Jack’s Winning Words 4/28/15
“A bad attitude is like a flat tire; you can’t go anywhere until you change it.” (Guideposts) Have you noticed that when you smile at someone, they will smile back at you? Leaning on the horn doesn’t usually get a smile in return. I like the song: “Keep on the sunny side of life...It will help you every day, it will brighten all the way, if you keep on the sunny side of life.” Try the “smile test” today and see if it works. Most people don’t pick a sourpuss for a friend. ;-) Jack
FROM TRIHARDER: ... or, you can keep on driving on that flat tire and suffer the rough ride. ====JACK: Those who are with that "driver" must suffer along with him/her.====TRIHARDER:
Yes, Jack. I've watched it happen.
FROM TARMART REV: A sad response to such a well thought of post this morning....but lock one's wife and dog in a car trunk for 30 minutes and see whose the most excited to see you when you open it?!?!====JACK: If it were the wife and the cat, you'd have two sour pusses.
FROM RI IN BOSTON: We often get some sound advice in a simple analogy like the flat tire example. Good WW to keep in mind. I liked finding "sourpuss" in your comments...it's a word that doesn't come up much anymore, regardless that it's so descriptive. As a kid, when I heard that, it annoyed me enough to change my attitude.====JACK: I like some of the synonyms, too: "bellyacher, complainer, crab, crank, croaker, crosspatch, curmudgeon, fusser, griper, grouser, growler, grumbler, grump, murmurer, mutterer, grouch, whiner."====RI: After all these years have you changed your attitude about eggplant? If you haven't, and you tasted Hiroko's version, you might reconsider.====JACK: I see that you've read my comment to St. Paul about eggplant. The Biblical St. Paul has something to say about eating food when you have questions about it (1 Corinthians 8). If I were a guest in your home, I would gladly eat the eggplant and be ready to compliment the one who cooked it.

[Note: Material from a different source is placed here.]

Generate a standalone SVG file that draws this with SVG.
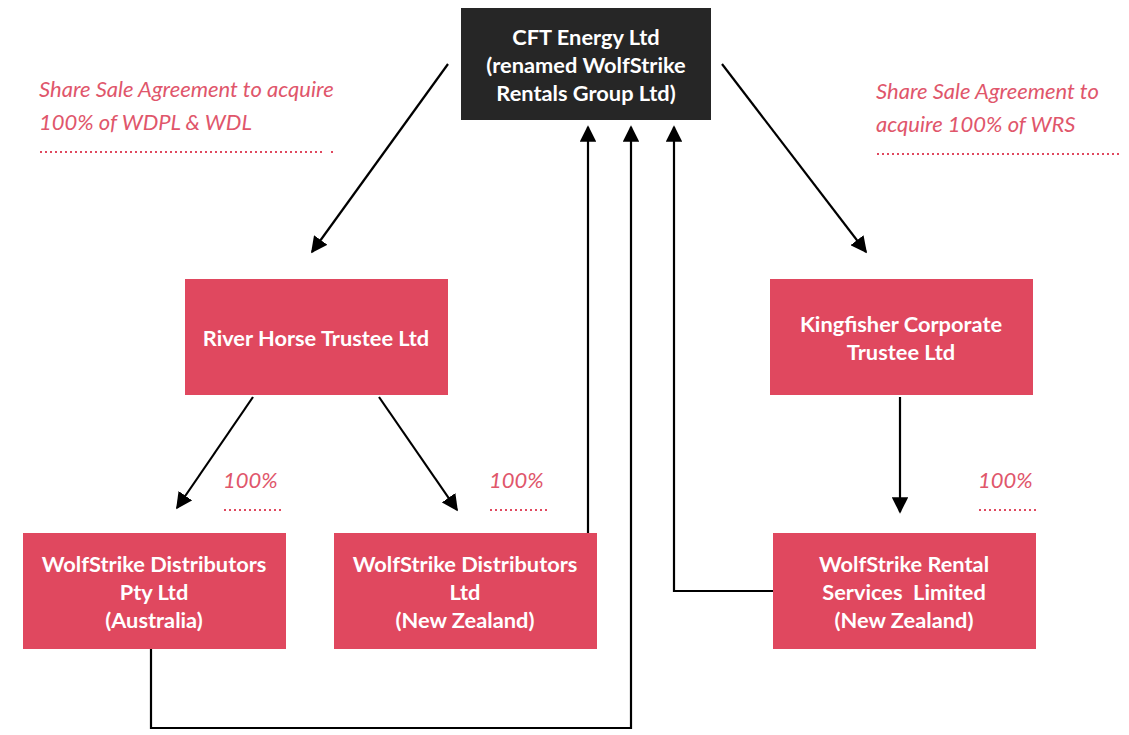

FROM ST. PAUL IN ST. PAUL: some folks look like they were weaned on a dill pickle that had been dipped in lemon juice!====JACK: I used to look like that when my mother served fried eggplant for supper.====ST. PAUL: we used to grow eggplant in our garden in St. Louis (Ferguson was my home town). I never liked it either!====JACK: Aren't words interesting....how the speaking of them can bring images to mind? Like...eggplant...Ferguson.
FROM HAWKEYE GEORGE: One of the chapters in my book is, "Life is Reciprocity." Have you read U Line, by George Barna? Very revealing facts by this world-class pollster.====JACK: Your book is before me now. I see that I have underlined your reference to the Des Moines Reciprocal Club. Did you belong to that group? In reference to Barna...A friend regularly sends me their reports. They are a respected polling group, and their information is used by our nation church body.
FROM BLAZING OAKS: My twin sis and I used to start off one of our programs with the song "WITH A HEY, AND A HI, AND A HO-HO-HO! (With a Hey, and a Hi, and a Ho-ho-ho-, you start of the day with a glo-ho-ho; Sing all the way as away you go, with a Hey, and a Hi and a Ho-ho-ho! Up go the blinds, and you know-ho-ho, it ain't gonna rain any mo-ho-ho, Sun's gonna shine cuz you made it so, with a Hey and a Hi and a ho-ho-ho. While you buy the paper hum a little happy little hum; Cut a little caper, singing, "happiness here I come!" With a Hey, and a Hi and a ho-h-ho- you smile from your head to your toe-ho-ho; wrap up your cares and away you go, with a Hey, and a Hi, a Hey and a Hi, a Hey and a Hiiii, and a Ho-Ho-Ho! Fun to sing, and always got an upbeat response! ====JACK: Did that song ever get recorded. It sounds like a winner...like something that would be used on Don McNeill's Breakfast Club.
FROM TAMPA SHIRL: Always be an optimist.====JACK: While I was throwing out "stuff" this week, I came across my 1972 Appointment Book. That was the year I helped form the Optimist Club in our community, and I've been a member ever since.
FROM CHESTER THE GOOD: We're all in our places with bright, shiny faces.====JACK: My 6th Grade teacher made going to school a fun experience.